Son gelen kitlerle, geçtiğimiz gün yine 500’lü rakamlara ulaşıldı. Belli ki bir yerlerden test temin edilmişti!

Gelelim, COVID-19 tedavisine.

Bu da siyasi malzeme yapıldı.

Sayın Cumhurbaşkanı’mızdan iş insanlarına kadar, bu konuya el atmayan kalmadı.

Gazimağusa’daki göz göre göre doktorlar eliyle yapılan ilaç stoğu bile örtbas edildi!

Sayın Sağlık Bakanı ise, COVID-19 tedavisi konusunu derleyip toparlama tasasına düşmedi bile.

Günü kurtardı ve bugünlere geldi.

Son günlerde Sayın Sağlık Bakanı rahatlamış olsa da huzursuz.

Bunu yakın çevresi de biliyor.

Huzursuz, çünkü açılım rahatsız ediyor.

İkinci bir dalganın gelmesinden korkuyor.

Bu sefer işinin çok daha zor olacağını çok iyi biliyor.

Zira halkımız, kapanmanın karşılığında görmeyi beklediği sağlık alt yapısı hazırlıklarını yeterli bulmuyor. Sağlık altyapımıza hala güvenmiyor.

Sayın Sağlık Bakanı’nın, inatmış gibi algılanan tavırlarını gözden geçirmesinde fayda olacak.

Kapalı, dar çevresinden biraz açılmasında, diğer meslektaşlarının da fikirlerine kulak vermesinde fayda olacak.

Türkiye’nin tecrübelerinden ve yol göstermelerinden faydalanmanın yollarını aramalı.

Hiçbir desteğini esirgemeyen Türkiye ile, bu sefer daha sistemli bir şekilde, ‘’olası ikinci dalgaya’’ hazırlık yapmasında fayda var.

Türkiye ile aynı testleri, aynı sistemle kullanmalı. Yani COVID-19 testleri konusunda Türkiye ile entegre olmalı.

Diğer taraftan, Türkiye’nin COVID-19 ile ilgili tedavi tecrübelerinin diğer ülkeler tarafından olumlu eleştiriler aldığı biliniyor.

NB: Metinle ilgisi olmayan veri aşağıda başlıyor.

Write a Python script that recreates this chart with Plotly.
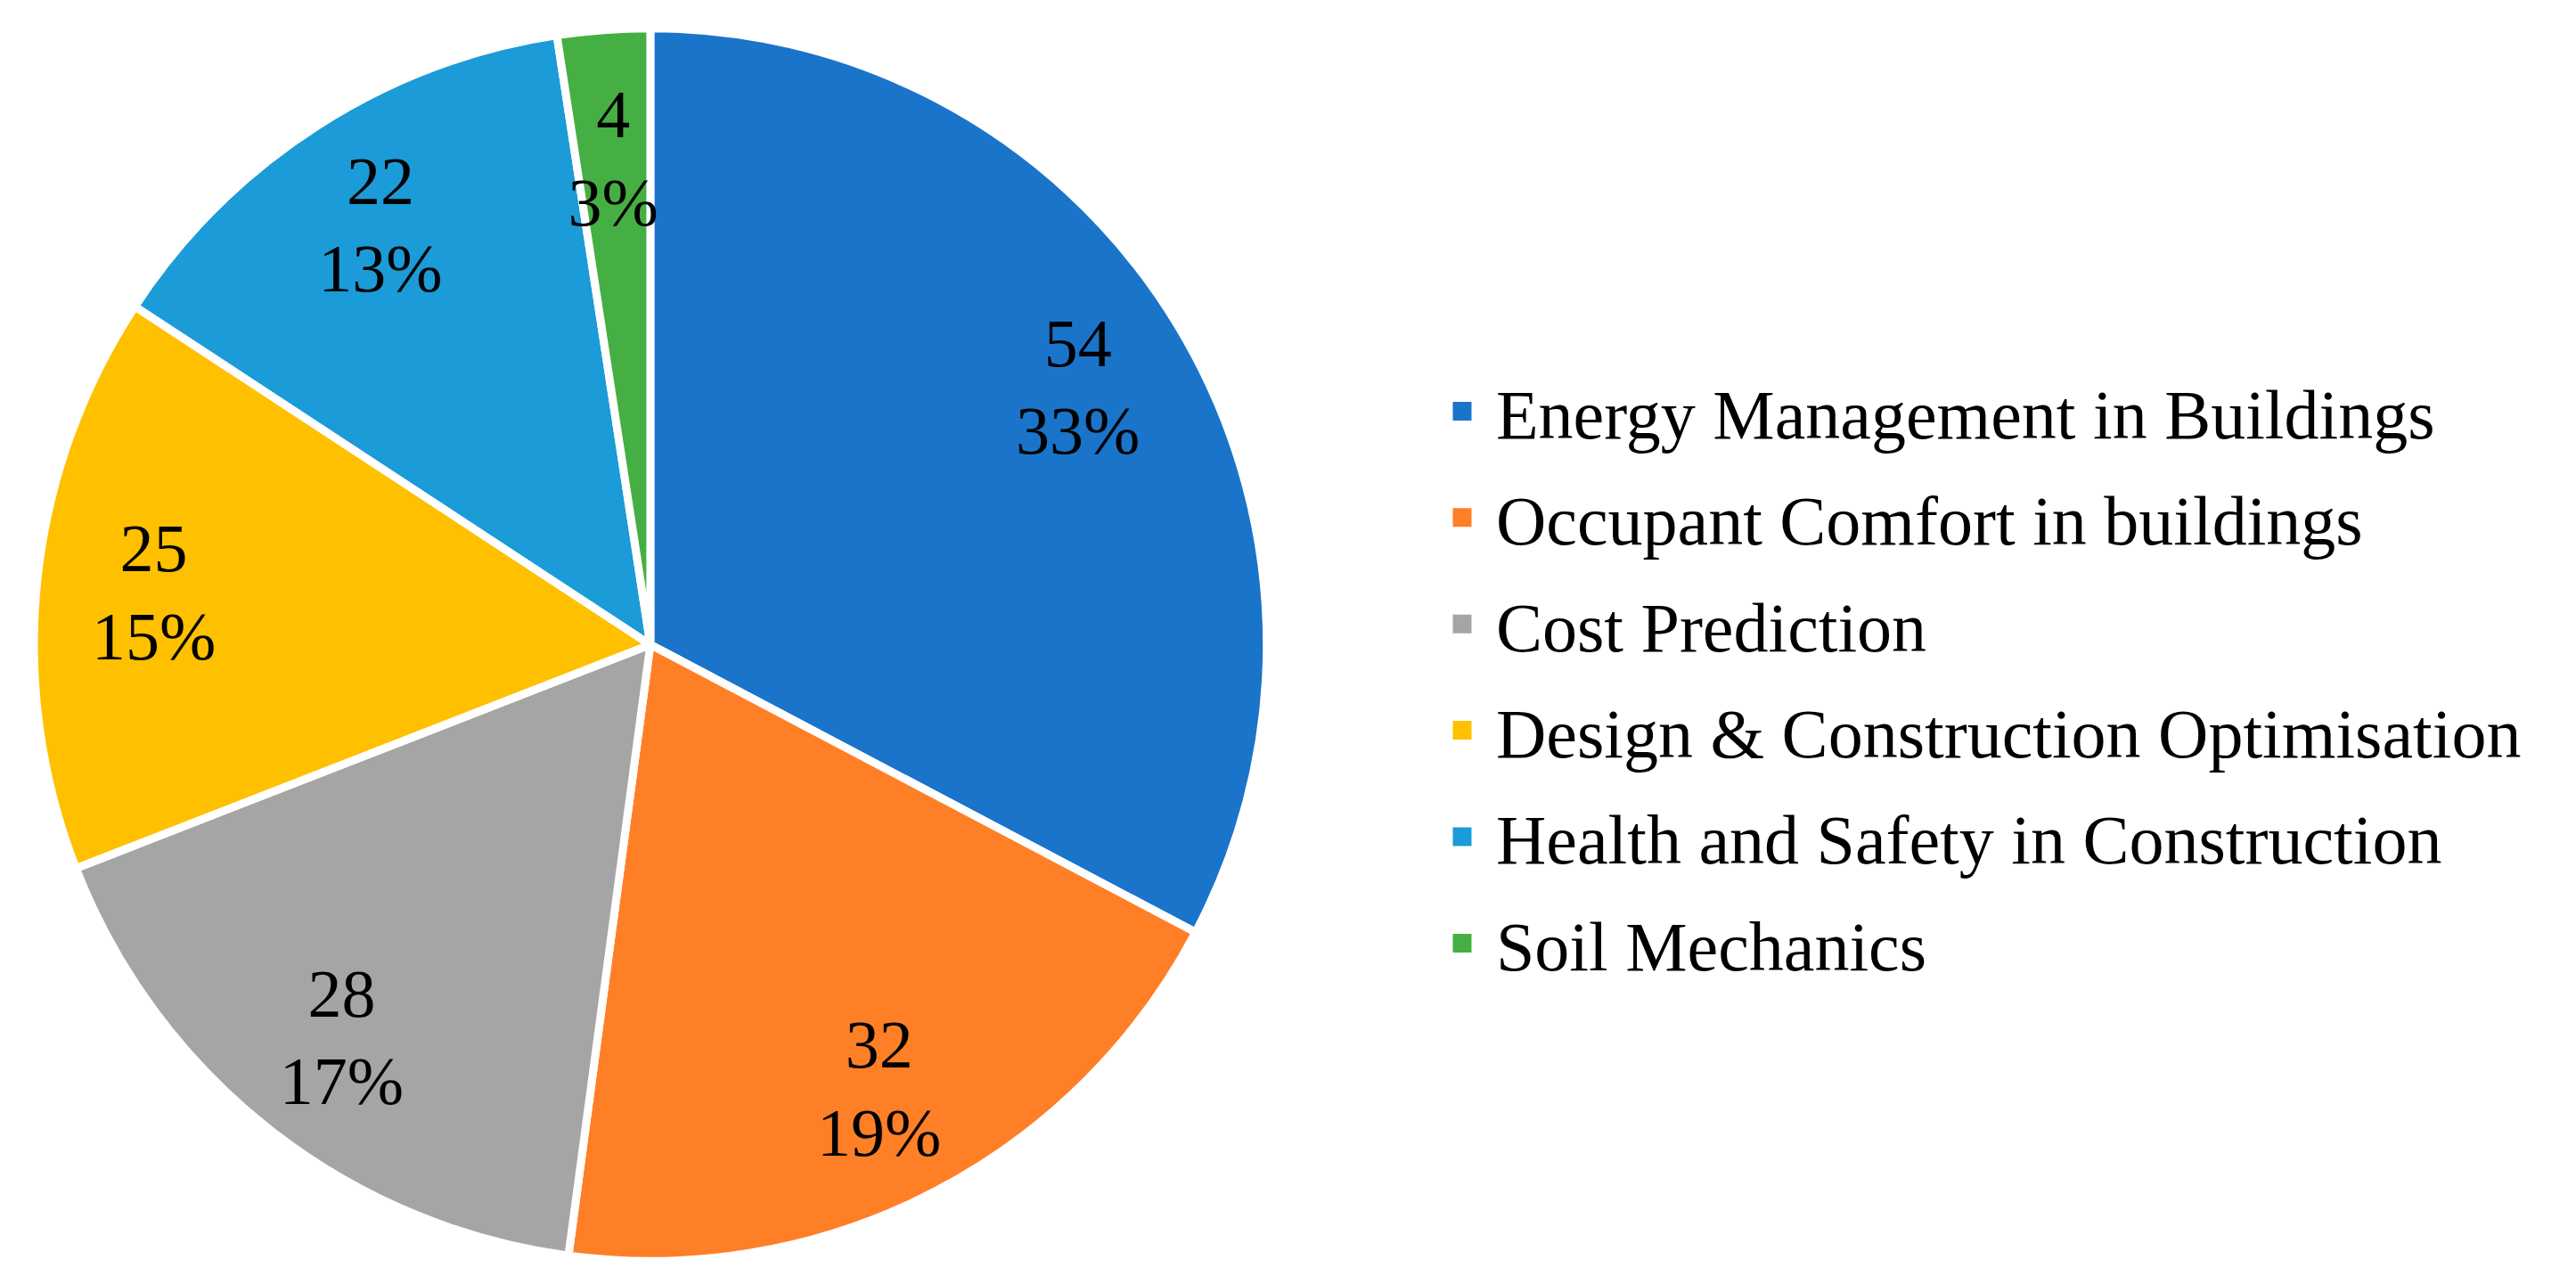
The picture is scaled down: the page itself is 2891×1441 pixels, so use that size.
import plotly.graph_objects as go

categories = [
    "Energy Management in Buildings",
    "Occupant Comfort in buildings",
    "Cost Prediction",
    "Design & Construction Optimisation",
    "Health and Safety in Construction",
    "Soil Mechanics",
]
counts = [54, 32, 28, 25, 22, 4]
pct_labels = ["33%", "19%", "17%", "15%", "13%", "3%"]
colors = ["#1A74CA", "#FF7F27", "#A5A5A5", "#FFC000", "#1B9BD7", "#46AF43"]

FONT = "Liberation Serif"
W, H = 2891, 1441

# pie geometry (paper fractions)
cx, cy = 0.2497, 0.5035
rx, ry = 0.2393, 0.4801
small = 0.852  # green-label helper pie scale

label_text = [f"{v}<br>{p}" for v, p in zip(counts, pct_labels)]
big_text = [t if v != min(counts) else "" for t, v in zip(label_text, counts)]
small_text = [t if v == min(counts) else "" for t, v in zip(label_text, counts)]

fig = go.Figure()

# coloured pie
fig.add_trace(go.Pie(
    labels=categories, values=counts, sort=False, direction="clockwise",
    rotation=0, marker=dict(colors=colors, line=dict(color="white", width=9)),
    textinfo="none", showlegend=False, hoverinfo="label+value+percent",
    domain=dict(x=[cx - rx, cx + rx], y=[cy - ry, cy + ry]),
))

# transparent ring carrying the labels of large slices
fig.add_trace(go.Pie(
    labels=categories, values=counts, sort=False, direction="clockwise",
    rotation=0, hole=0.62,
    marker=dict(colors=["rgba(0,0,0,0)"] * len(counts), line=dict(width=0)),
    text=big_text, texttemplate="%{text}", textposition="inside",
    insidetextorientation="horizontal",
    textfont=dict(family=FONT, size=76, color="black"),
    showlegend=False, hoverinfo="skip",
    domain=dict(x=[cx - rx, cx + rx], y=[cy - ry, cy + ry]),
))

# transparent helper pie carrying the small-slice label
fig.add_trace(go.Pie(
    labels=categories, values=counts, sort=False, direction="clockwise",
    rotation=0,
    marker=dict(colors=["rgba(0,0,0,0)"] * len(counts), line=dict(width=0)),
    text=small_text, texttemplate="%{text}", textposition="inside",
    insidetextorientation="horizontal",
    textfont=dict(family=FONT, size=76, color="black"),
    showlegend=False, hoverinfo="skip",
    domain=dict(x=[cx - rx * small, cx + rx * small],
                y=[cy - ry * small, cy + ry * small]),
))

# legend entries
for i, (name, col) in enumerate(zip(categories, colors)):
    fig.add_trace(go.Scatter(
        x=[None], y=[None], mode="markers", name=name,
        legendgroup=f"g{i}",
        marker=dict(symbol="square", size=16, color=col,
                    line=dict(color=col, width=5)),
        hoverinfo="skip",
    ))

fig.update_layout(
    width=W, height=H,
    margin=dict(l=0, r=0, t=0, b=0),
    paper_bgcolor="white", plot_bgcolor="white",
    xaxis=dict(visible=False), yaxis=dict(visible=False),
    uniformtext=dict(minsize=76, mode="show"),
    legend=dict(
        x=0.5517, y=0.478, xanchor="left", yanchor="middle",
        font=dict(family=FONT, size=78, color="black"),
        itemwidth=66, tracegroupgap=15,
        bgcolor="rgba(0,0,0,0)", borderwidth=0,
    ),
    showlegend=True,
)

fig.write_html("out.html")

Özellikle, COVID-19 hastalığını geçirerek bağışıklık kazanmış bireylerden elde edilen plazma ile diğer hastaların tedavisi, bu tedaviler arasında ön plana çıkanlardan biri.

Sayın Sağlık Bakanı fazla vakit kaybetmeden, gerekli olması durumunda, ülkemizde de bu plazmaların kullanılabilmesi ile ilgili plan ve programını Türkiye ile birlikte yapmalıdır.

Peki neden Türkiye?

Çünkü, istesek de istemesek de,önümüzdeki uzun dönemler boyunca Türkiye, öğrenci, işçi, turistik ve ticari geliş gidişlerin en yoğun yaşanacağı ülke olacak.

O zaman da KKTC ve Türkiye’nin COVID-19 ile mücadelelerinde yolları gittikçe kesişecek.

Bu kesişmede KKTC Sağlık Bakanlığı’nın izleyeceği en akıllıca yol, COVID-19 testleri ve tedavileri konusunda Türkiye ile aynı sistemi ve protokolü uygulamak olmalıdır.

Bunun haricindeki yaklaşımlar, biraz macera, biraz da politika kokacaktır.